Italian pension funds are demanding tax concessions as a bargaining chip to invest in the real economy, reminding the government of the substantial investments already made.
Pension funds association Assofondipensione is asking the government to increase the 10% limit to benefit from tax exemptions on returns when investing in Italian companies, and for all types of investments, not just equities, president Giovanni Maggi said in an interview.
According to Maggi, it is necessary to simplify legislation to effectively enforce and reap the benefits of tax exemptions.
Pension funds’ demands on this have been brought to the negotiating table following actions taken by the government to channel institutional capital to support small and medium-sized firms.
The schemes are also reminding the government of efforts already made to support productive industries and the domestic economy.
Assofondipensione is involved in three funds of funds (FoFs) for private equity, private debt and infrastructure investments under the Real Economy Project (Progetto Economia Reale) in partnership with state-owned investment bank Cassa Depositi e Prestiti (CDP).
Pension funds Arco and Concreto have invested in the infrastructure FoF that has conducted four investments worth more than €130m, Maggi said.
Fondo Arco is ready to invest €50m in a FoF set up with the European Investment Fund (EIF) targeting €500-600m from approximately 15 pension funds, and with 30% of the funds that will be invested in private markets in Italy.
The pension fund for the chemical sector, Fonchim, has mandated Neuberger Berman to invest €115m in private equity and infrastructure, and Italy’s largest pension scheme Cometa is working with CDP on a guarantee to invest €400m in the real economy, according to reports.
Enasarco already invests 50% of its alternatives portfolio worth €690m (which was worth around 13.2% of its total assets at the end of 2023) in Italy, it said in a document handed over to the parliamentary committee investigating schemes’ investments.

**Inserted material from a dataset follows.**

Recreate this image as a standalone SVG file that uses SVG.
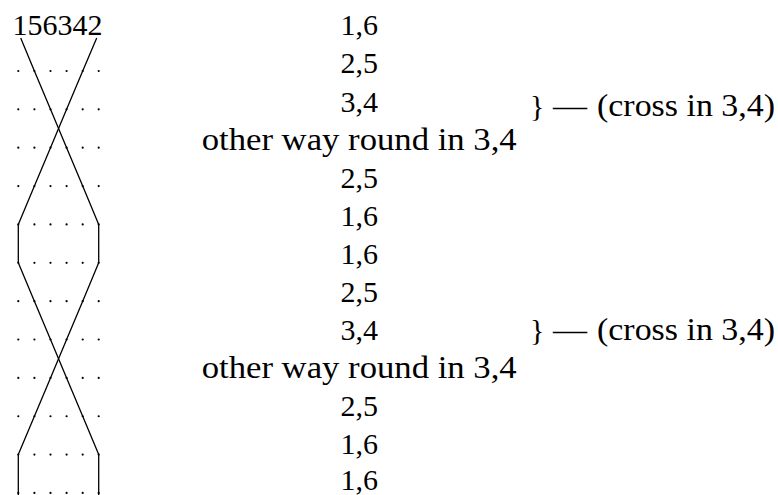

Last week, undersecretary of state of Italy’s Ministry of Economy and Finance (MEF) introduced a FoF for small-cap equity listed on the Italian stock exchange to first pillar pension schemes.
The latest FoF might open a further front of negotiations between the government and first pillar pension schemes demanding to get rid of the double taxation on investments and pension payouts, while lamenting the high tax levy of 26% on financial returns.